The man I gave the present to asked, ‘What’s it like in the village? I replied that all the cars have moved from the flooded Lees area and are outside mum’s house. He told me that Little Venice had to be evacuated and that their houses had been built to float. I had no idea. Later I discovered that he was not referring to Little Venice on London’s Thames, but to the collection of caravans close to Yalding Station which flood regularly.

As I returned, a red van stopped and the driver rolled down the window to ask, ‘you all right?’ I said I was enjoying the day and taking photos, and he replied that he wished the locals were too. Is it so obvious that I am not local then! Perhaps this is an unusual activity for a Sunday morning just before Xmas.
I wandered on under the nearly-Xmas sun, not a snowflake in sight. I could hear the South Eastern train tooting to warn its approach ahead of the level crossing.

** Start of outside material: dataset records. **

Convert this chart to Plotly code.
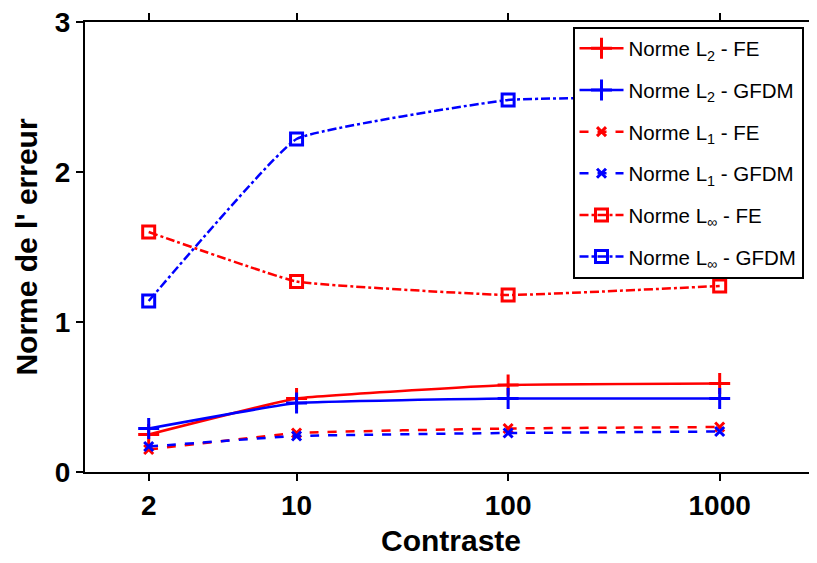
import plotly.graph_objects as go

contraste = [2, 10, 100, 1000]
l2_fe = [0.25, 0.49, 0.58, 0.59]
l2_gfdm = [0.29, 0.46, 0.49, 0.49]
l1_fe = [0.15, 0.26, 0.29, 0.30]
l1_gfdm = [0.17, 0.24, 0.26, 0.27]
linf_fe = [1.60, 1.27, 1.18, 1.24]
linf_gfdm = [1.14, 2.22, 2.48, 2.50]

names = ["Norme L<sub>2</sub> - FE", "Norme L<sub>2</sub> - GFDM",
         "Norme L<sub>1</sub> - FE", "Norme L<sub>1</sub> - GFDM",
         "Norme L<sub>∞</sub> - FE", "Norme L<sub>∞</sub> - GFDM"]

RED = "#ff0000"
BLUE = "#0000ff"

series = [
    (l2_fe, RED, "solid", "cross-thin", 15),
    (l2_gfdm, BLUE, "solid", "cross-thin", 15),
    (l1_fe, RED, "dash", "x-thin", 9),
    (l1_gfdm, BLUE, "dash", "x-thin", 9),
    (linf_fe, RED, "dashdot", "square-open", 12),
    (linf_gfdm, BLUE, "dashdot", "square-open", 12),
]

fig = go.Figure()
for i, (vals, col, dash, sym, sz) in enumerate(series):
    fig.add_trace(go.Scatter(
        x=contraste, y=vals, name=names[i], mode="lines+markers",
        legendgroup=f"g{i}",
        line=dict(color=col, width=2.5, dash=dash, shape="spline", smoothing=0.3),
        marker=dict(symbol=sym, size=sz, color=col, line=dict(color=col, width=3)),
    ))

tick_font = dict(family="Liberation Sans, Arial, sans-serif", size=28, color="black", weight="bold")
title_font = dict(family="Liberation Sans, Arial, sans-serif", size=30, color="black", weight="bold")

fig.update_layout(
    width=809, height=555,
    margin=dict(l=77, r=0, t=14, b=91),
    plot_bgcolor="white", paper_bgcolor="white",
    font=dict(family="Liberation Sans, Arial, sans-serif", color="black"),
    showlegend=True,
    legend=dict(
        x=0.666, y=0.99, xanchor="left", yanchor="top",
        bgcolor="white", bordercolor="black", borderwidth=2,
        font=dict(family="Liberation Sans, Arial, sans-serif", size=20.5, color="black"),
        traceorder="grouped", tracegroupgap=12,
        itemwidth=44,
    ),
    xaxis=dict(
        type="log", range=[0, 3.46], automargin=False,
        tickvals=contraste, ticktext=[str(c) for c in contraste],
        ticks="outside", ticklen=7, tickwidth=2, tickcolor="black",
        showline=True, linecolor="black", linewidth=2, mirror="ticks",
        showgrid=False, zeroline=False,
        tickfont=tick_font, ticklabeloverflow="allow",
        title=dict(text="Contraste", font=title_font, standoff=10),
    ),
    yaxis=dict(
        range=[0, 3], tickvals=[0, 1, 2, 3], automargin=False,
        ticks="outside", ticklen=7, tickwidth=2, tickcolor="black",
        showline=True, linecolor="black", linewidth=2, mirror=False,
        showgrid=False, zeroline=False,
        tickfont=tick_font, ticklabeloverflow="allow",
        title=dict(text="Norme de l' erreur", font=title_font, standoff=8),
    ),
)

fig.write_html("out.html")
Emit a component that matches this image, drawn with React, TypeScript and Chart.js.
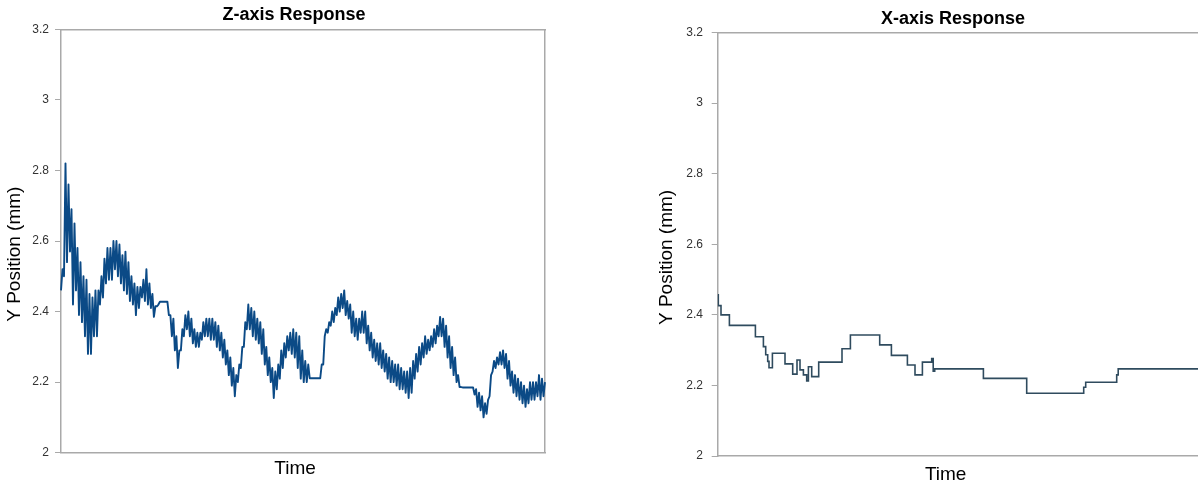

On the way back I squelched my way down to the Kintons, past the new houses. Many are already inhabited, one with a shiny green ribbon crossed up/down, and side to side of the front door as if wrapped like a present with a bow in the middle, and another has the words ‘I’m sold’ emblazoned across it.
I walked along the top of the edging board to save my unsuitable boots from more mud and to see if I still could balance as I used to.
I felt surrounded by water, glimpsed through every break in vegetation.
All smelled of damp undergrowth and wood fires which I imagined burning in cosy sitting rooms where Xmas trees stood adorned with lights with a ring of presents at their feet.
I bid good morning to a gentleman who passed by wearing (suitable) wellies with a lively dog, but sadly I had no canine companion, no Trio.
I stopped by the tree though and remembered her rushing and scampering after squirrels in her heyday.
Here is the churchyard where happy photos were taken of mum and Hugh after the wedding, and the churchyard where he was buried only a few years later.
Back in the centre of the village, no one seems to be able to stop taking photos. Clusters of locals were swapping sodden stories.